III. Country of Origin Marking Requirements under Note 2(b)

With regard to the country of origin marking requirements for the footwear uppers which are eligible for duty-free treatment under Note 2(b), the Director of the Office of Trade Operations, Headquarters, issued instructions to Customs field offices in Headquarters telex 9264071 dated September 28, 1990. The following paragraph on country of origin marking appears in the telex:

Since the language of this provision prohibits us from treating these articles as foreign, there appears to be no basis for requiring that the articles be marked with the Caribbean country of processing or assembly. If so desired, however, they may be marked "Assembled in (name of CBI country) of U.S. components" or other similar wording. Whether or not the articles can be marked as products of the United States must be decided by the Federal Trade Commission (FTC). Until further instructions are issued, marking requirements should be limited to these guidelines.
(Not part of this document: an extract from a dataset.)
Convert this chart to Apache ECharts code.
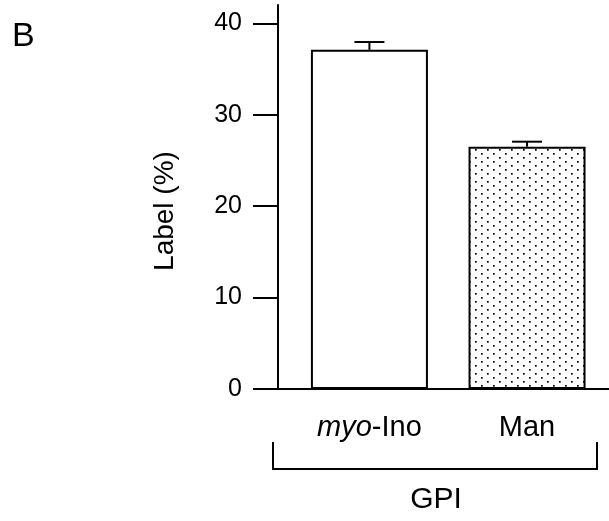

Therefore, based on the conclusion set forth above in telex 9264071, the footwear parts which you intend to import from the Dominican Republic which qualify for duty-free treatment under Note 2(b) are not required to be marked as a product of the Dominican Republic.

HOLDING:

Based on the information and sample provided, we are of the opinion that the footwear uppers do not qualify for duty-free treatment under the CBERA. However, the footwear uppers will be eligible for duty-free treatment under Note 2(b), provided that the direct shipment and documentary requirements which are set forth in Headquarters telex 9264071 dated September 28, 1990 (copy enclosed) are satisfied. Finally, articles which qualify for duty-free treatment under Note 2(b) are not required to be marked with the country of origin.